Your objective: Repeat, exactly and only, the lines from the beginning of the data through the line with "(kdlmsg) [docbox] at". Pictures are left out.

Data segment:
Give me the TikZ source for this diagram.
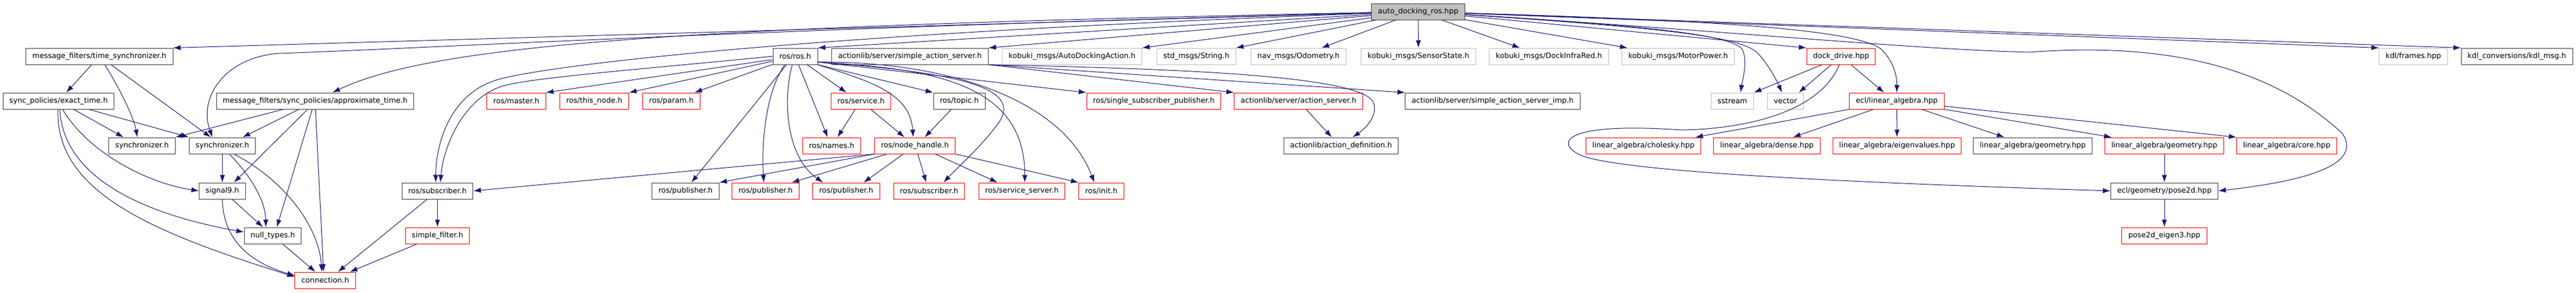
\documentclass[tikz,border=0pt]{standalone}
\usepackage{fontspec}
\setmainfont{DejaVu Sans}
\usetikzlibrary{arrows.meta}
\definecolor{edgeblue}{HTML}{191970}
\definecolor{boxgray}{HTML}{BFBFBF}
\definecolor{boxdark}{HTML}{404040}
\tikzstyle{filebox} = [rectangle, draw, line width=1pt, minimum height=28pt, inner xsep=11pt, inner ysep=0pt, text centered, font=\fontsize{12.7}{14}\selectfont]
\tikzstyle{rootbox} = [filebox, draw=boxdark, fill=boxgray]
\tikzstyle{docbox} = [filebox, draw=boxdark]
\tikzstyle{redbox} = [filebox, draw=red]
\tikzstyle{extbox} = [filebox, draw=boxgray]
\tikzstyle{arrow} = [draw=edgeblue, line width=1pt, ->, >={Latex[length=13pt,width=9pt]}]
\begin{document}
\begin{tikzpicture}[x=1pt, y=-1pt]
\useasboundingbox (0,0) rectangle (4443,504);

\node (root) [rootbox] at (2446,20) {auto\_docking\_ros.hpp};

\node (tsync) [docbox] at (171.5,97) {message\_filters/time\_synchronizer.h};
\node (rosros) [docbox] at (1371.5,97) {ros/ros.h};
\node (sas) [docbox] at (1569.5,97) {actionlib/server/simple\_action\_server.h};
\node (autodock) [extbox] at (1849,97) {kobuki\_msgs/AutoDockingAction.h};
\node (string) [extbox] at (2063.5,97) {std\_msgs/String.h};
\node (odom) [extbox] at (2239.5,97) {nav\_msgs/Odometry.h};
\node (sensor) [extbox] at (2446.5,97) {kobuki\_msgs/SensorState.h};
\node (infrared) [extbox] at (2671.5,97) {kobuki\_msgs/DockInfraRed.h};
\node (motor) [extbox] at (2894.5,97) {kobuki\_msgs/MotorPower.h};
\node (dockdrive) [redbox] at (3175.5,97) {dock\_drive.hpp};
\node (frames) [extbox] at (4162.5,97) {kdl/frames.hpp};
\node (kdlmsg) [docbox] at (4341,97) {kdl\_conversions/kdl\_msg.h};

\node (exact) [docbox] at (101,174) {sync\_policies/exact\_time.h};
\node (approx) [docbox] at (543.5,174) {message\_filters/sync\_policies/approximate\_time.h};
\node (master) [redbox] at (890.5,174) {ros/master.h};
\node (thisnode) [redbox] at (1025,174) {ros/this\_node.h};
\node (param) [redbox] at (1158,174) {ros/param.h};
\node (service) [redbox] at (1485,174) {ros/service.h};
\node (topic) [docbox] at (1654.5,174) {ros/topic.h};
\node (ssp) [redbox] at (1990,174) {ros/single\_subscriber\_publisher.h};
\node (actsrv) [redbox] at (2239.5,174) {actionlib/server/action\_server.h};
\node (sasimp) [docbox] at (2574.5,174) {actionlib/server/simple\_action\_server\_imp.h};
\node (sstream) [extbox] at (2988,174) {sstream};
\node (vector) [extbox] at (3079.5,174) {vector};
\node (linalg) [redbox] at (3271.5,174) {ecl/linear\_algebra.hpp};

\node (syncA) [docbox] at (245,251) {synchronizer.h};
\node (syncB) [docbox] at (383.5,251) {synchronizer.h};
\node (names) [redbox] at (1434.5,251) {ros/names.h};
\node (nodehandle) [redbox] at (1578,251) {ros/node\_handle.h};
\node (actdef) [docbox] at (2313,251) {actionlib/action\_definition.h};
\node (cholesky) [redbox] at (2834.5,251) {linear\_algebra/cholesky.hpp};
\node (dense) [redbox] at (3047.5,251) {linear\_algebra/dense.hpp};
\node (eigen) [redbox] at (3272,251) {linear\_algebra/eigenvalues.hpp};
\node (geomA) [docbox] at (3506,251) {linear\_algebra/geometry.hpp};
\node (geomB) [redbox] at (3733,251) {linear\_algebra/geometry.hpp};
\node (core) [redbox] at (3944,251) {linear\_algebra/core.hpp};

\node (signal) [docbox] at (383.5,329) {signal9.h};
\node (subA) [docbox] at (754.5,329) {ros/subscriber.h};
\node (pubA) [docbox] at (1182.5,329) {ros/publisher.h};
\node (pubB) [redbox] at (1320.5,329) {ros/publisher.h};
\node (pubC) [redbox] at (1459.5,329) {ros/publisher.h};
\node (subB) [redbox] at (1602.5,329) {ros/subscriber.h};
\node (srvsrv) [redbox] at (1762.5,329) {ros/service\_server.h};
\node (init) [redbox] at (1899.5,329) {ros/init.h};
\node (pose) [docbox] at (3733,329) {ecl/geometry/pose2d.hpp};

\node (nulltypes) [docbox] at (470.5,406) {null\_types.h};
\node (simplefilter) [redbox] at (754.5,406) {simple\_filter.h};
\node (eigenthree) [redbox] at (3733,406) {pose2d\_eigen3.hpp};

\node (connection) [redbox] at (561,483) {connection.h};


\draw [arrow] (root) -- (tsync.north east);
\draw [arrow] (root) .. controls (1300,50) and (700,85) .. (480,92) .. controls (385,100) and (342,170) .. ([xshift=-17]syncB.north);
\draw [arrow] (root) .. controls (1200,45) and (750,75) .. ([xshift=30]approx.north);
\draw [arrow] (root) .. controls (1300,62) and (900,120) .. (850,140) .. controls (780,165) and (752,240) .. ([xshift=-3]subA.north);
\draw [arrow] (root) -- (rosros.north east);
\draw [arrow] (root) -- (sas.north east);
\draw [arrow] (root) -- (autodock.north east);
\draw [arrow] (root) -- (string.north east);
\draw [arrow] (root) -- ([xshift=40]odom.north);
\draw [arrow] (root) -- (sensor);
\draw [arrow] (root) -- ([xshift=-50]infrared.north);
\draw [arrow] (root) -- ([xshift=10]motor.north west);
\draw [arrow] (root) -- (dockdrive.north west);
\draw [arrow] (root) .. controls (2850,45) and (2985,60) .. (3005,85) .. controls (3015,105) and (3005,140) .. ([xshift=14]sstream.north);
\draw [arrow] (root) .. controls (2900,50) and (3000,65) .. (3030,90) .. controls (3050,110) and (3065,140) .. ([xshift=-6]vector.north);
\draw [arrow] (root) .. controls (2950,35) and (3200,50) .. (3245,85) .. controls (3265,105) and (3272,130) .. (linalg.north);
\draw [arrow] (root) .. controls (3000,55) and (3300,85) .. (3500,90) .. controls (3700,75) and (3900,100) .. (4040,230) .. controls (4080,290) and (3950,315) .. (pose.east);
\draw [arrow] (root) -- (frames.north west);
\draw [arrow] (root) -- (kdlmsg.north west);

\draw [arrow] (tsync) -- (exact);
\draw [arrow] (tsync) .. controls (205,150) and (230,200) .. ([xshift=-8]syncA.north);
\draw [arrow] (tsync) -- ([xshift=-20]syncB.north);

\draw [arrow] (exact) -- ([xshift=-32]syncA.north);
\draw [arrow] (exact) -- (syncB.north west);
\draw [arrow] ([xshift=7]exact.south) .. controls (150,260) and (250,315) .. (signal.west);
\draw [arrow] ([xshift=2]exact.south) .. controls (110,320) and (280,375) .. ([yshift=6]nulltypes.west);
\draw [arrow] ([xshift=-1]exact.south) .. controls (95,330) and (260,400) .. ([yshift=6]connection.west);

\draw [arrow] (syncB) -- (signal);
\draw [arrow] ([xshift=12]syncB.south) .. controls (430,300) and (458,345) .. ([xshift=-12]nulltypes.north);
\draw [arrow] ([xshift=20]syncB.south) .. controls (490,310) and (550,390) .. ([xshift=-6]connection.north);

\draw [arrow] ([xshift=-55]approx.south) -- (syncA.north east);
\draw [arrow] ([xshift=-28]approx.south) -- ([xshift=35]syncB.north);
\draw [arrow] ([xshift=-13]approx.south) -- ([xshift=20]signal.north);
\draw [arrow] ([xshift=-5]approx.south) -- ([xshift=7]nulltypes.north);
\draw [arrow] (approx) -- ([xshift=-3]connection.north);

\draw [arrow] ([xshift=17]signal.south) -- ([xshift=-17]nulltypes.north);
\draw [arrow] (signal.south) .. controls (385,420) and (440,455) .. ([yshift=8]connection.west);
\draw [arrow] (nulltypes) -- (connection);
\draw [arrow] (subA) -- ([xshift=22]connection.north);
\draw [arrow] (subA) -- (simplefilter);
\draw [arrow] (simplefilter) -- ([xshift=-10]connection.north east);

\draw [arrow] (rosros.west) .. controls (1100,120) and (900,135) .. (862,150) .. controls (800,172) and (765,250) .. ([xshift=5]subA.north);
\draw [arrow] (rosros) -- (master.north east);
\draw [arrow] (rosros) -- (thisnode.north east);
\draw [arrow] (rosros) -- ([xshift=-10]param.north east);
\draw [arrow] (rosros) -- ([xshift=-25]service.north);
\draw [arrow] (rosros) -- ([xshift=-7]names.north);
\draw [arrow] (rosros.south east) .. controls (1500,140) and (1570,160) .. ([xshift=-3]nodehandle.north);
\draw [arrow] (rosros.south east) -- (topic.north west);
\draw [arrow] ([xshift=-15]rosros.south) -- ([xshift=10]pubA.north);
\draw [arrow] ([xshift=-18]rosros.south) .. controls (1320,160) and (1313,250) .. ([xshift=-3]pubB.north);
\draw [arrow] ([xshift=-5]rosros.south) .. controls (1350,170) and (1355,270) .. ([xshift=-40]pubC.north);
\draw [arrow] ([yshift=-10]rosros.east) .. controls (1650,125) and (1770,150) .. (1720,215) .. controls (1690,255) and (1650,290) .. ([xshift=25]subB.north);
\draw [arrow] ([yshift=-10]rosros.east) .. controls (1600,118) and (1768,140) .. ([xshift=5]srvsrv.north);
\draw [arrow] ([yshift=-10]rosros.east) .. controls (1620,105) and (1830,165) .. ([xshift=-12]init.north);
\draw [arrow] ([yshift=-10]rosros.east) -- (ssp.north west);

\draw [arrow] (sas.south east) -- (actsrv.north west);
\draw [arrow] (sas.south east) .. controls (2000,118) and (2340,128) .. (2368,175) .. controls (2380,200) and (2350,225) .. ([xshift=20]actdef.north);
\draw [arrow] (sas.south east) -- (sasimp.north west);

\draw [arrow] ([xshift=-10]service.south) -- ([xshift=10]names.north);
\draw [arrow] ([xshift=17]service.south) -- ([xshift=-18]nodehandle.north);
\draw [arrow] (topic) -- ([xshift=17]nodehandle.north);
\draw [arrow] (actsrv) -- ([xshift=-16]actdef.north);

\draw [arrow] (nodehandle.south west) -- (subA.east);
\draw [arrow] (nodehandle.south west) -- (pubA.north east);
\draw [arrow] ([xshift=22]nodehandle.south west) -- ([xshift=45]pubB.north);
\draw [arrow] ([xshift=-20]nodehandle.south) -- ([xshift=30]pubC.north);
\draw [arrow] ([xshift=5]nodehandle.south) -- ([xshift=-5]subB.north);
\draw [arrow] ([xshift=35]nodehandle.south) -- ([xshift=-42]srvsrv.north);
\draw [arrow] (nodehandle.south east) -- (init.north west);

\draw [arrow] ([xshift=-33]dockdrive.south) -- (sstream.north east);
\draw [arrow] ([xshift=-17]dockdrive.south) -- ([xshift=23]vector.north);
\draw [arrow] ([xshift=17]dockdrive.south) -- ([xshift=-22]linalg.north);
\draw [arrow] ([xshift=-3]dockdrive.south) .. controls (3140,190) and (3020,222) .. (2900,224) .. controls (2700,210) and (2680,245) .. (2725,267) .. controls (2800,300) and (3300,318) .. (pose.west);

\draw [arrow] (linalg.south west) -- ([xshift=-10]cholesky.north east);
\draw [arrow] ([xshift=-40]linalg.south) -- ([xshift=45]dense.north);
\draw [arrow] (linalg) -- (eigen);
\draw [arrow] ([xshift=43]linalg.south) -- ([xshift=-49]geomA.north);
\draw [arrow] (linalg.south east) -- ([xshift=12]geomB.north west);
\draw [arrow] ([yshift=-9]linalg.east) -- (core.north west);
\draw [arrow] (geomB) -- (pose);
\draw [arrow] (pose) -- (eigenthree);

\end{tikzpicture}
\end{document}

Answer to the problem:
Give me the TikZ source for this diagram.
\documentclass[tikz,border=0pt]{standalone}
\usepackage{fontspec}
\setmainfont{DejaVu Sans}
\usetikzlibrary{arrows.meta}
\definecolor{edgeblue}{HTML}{191970}
\definecolor{boxgray}{HTML}{BFBFBF}
\definecolor{boxdark}{HTML}{404040}
\tikzstyle{filebox} = [rectangle, draw, line width=1pt, minimum height=28pt, inner xsep=11pt, inner ysep=0pt, text centered, font=\fontsize{12.7}{14}\selectfont]
\tikzstyle{rootbox} = [filebox, draw=boxdark, fill=boxgray]
\tikzstyle{docbox} = [filebox, draw=boxdark]
\tikzstyle{redbox} = [filebox, draw=red]
\tikzstyle{extbox} = [filebox, draw=boxgray]
\tikzstyle{arrow} = [draw=edgeblue, line width=1pt, ->, >={Latex[length=13pt,width=9pt]}]
\begin{document}
\begin{tikzpicture}[x=1pt, y=-1pt]
\useasboundingbox (0,0) rectangle (4443,504);

\node (root) [rootbox] at (2446,20) {auto\_docking\_ros.hpp};

\node (tsync) [docbox] at (171.5,97) {message\_filters/time\_synchronizer.h};
\node (rosros) [docbox] at (1371.5,97) {ros/ros.h};
\node (sas) [docbox] at (1569.5,97) {actionlib/server/simple\_action\_server.h};
\node (autodock) [extbox] at (1849,97) {kobuki\_msgs/AutoDockingAction.h};
\node (string) [extbox] at (2063.5,97) {std\_msgs/String.h};
\node (odom) [extbox] at (2239.5,97) {nav\_msgs/Odometry.h};
\node (sensor) [extbox] at (2446.5,97) {kobuki\_msgs/SensorState.h};
\node (infrared) [extbox] at (2671.5,97) {kobuki\_msgs/DockInfraRed.h};
\node (motor) [extbox] at (2894.5,97) {kobuki\_msgs/MotorPower.h};
\node (dockdrive) [redbox] at (3175.5,97) {dock\_drive.hpp};
\node (frames) [extbox] at (4162.5,97) {kdl/frames.hpp};
\node (kdlmsg) [docbox] at (4341,97) {kdl\_conversions/kdl\_msg.h};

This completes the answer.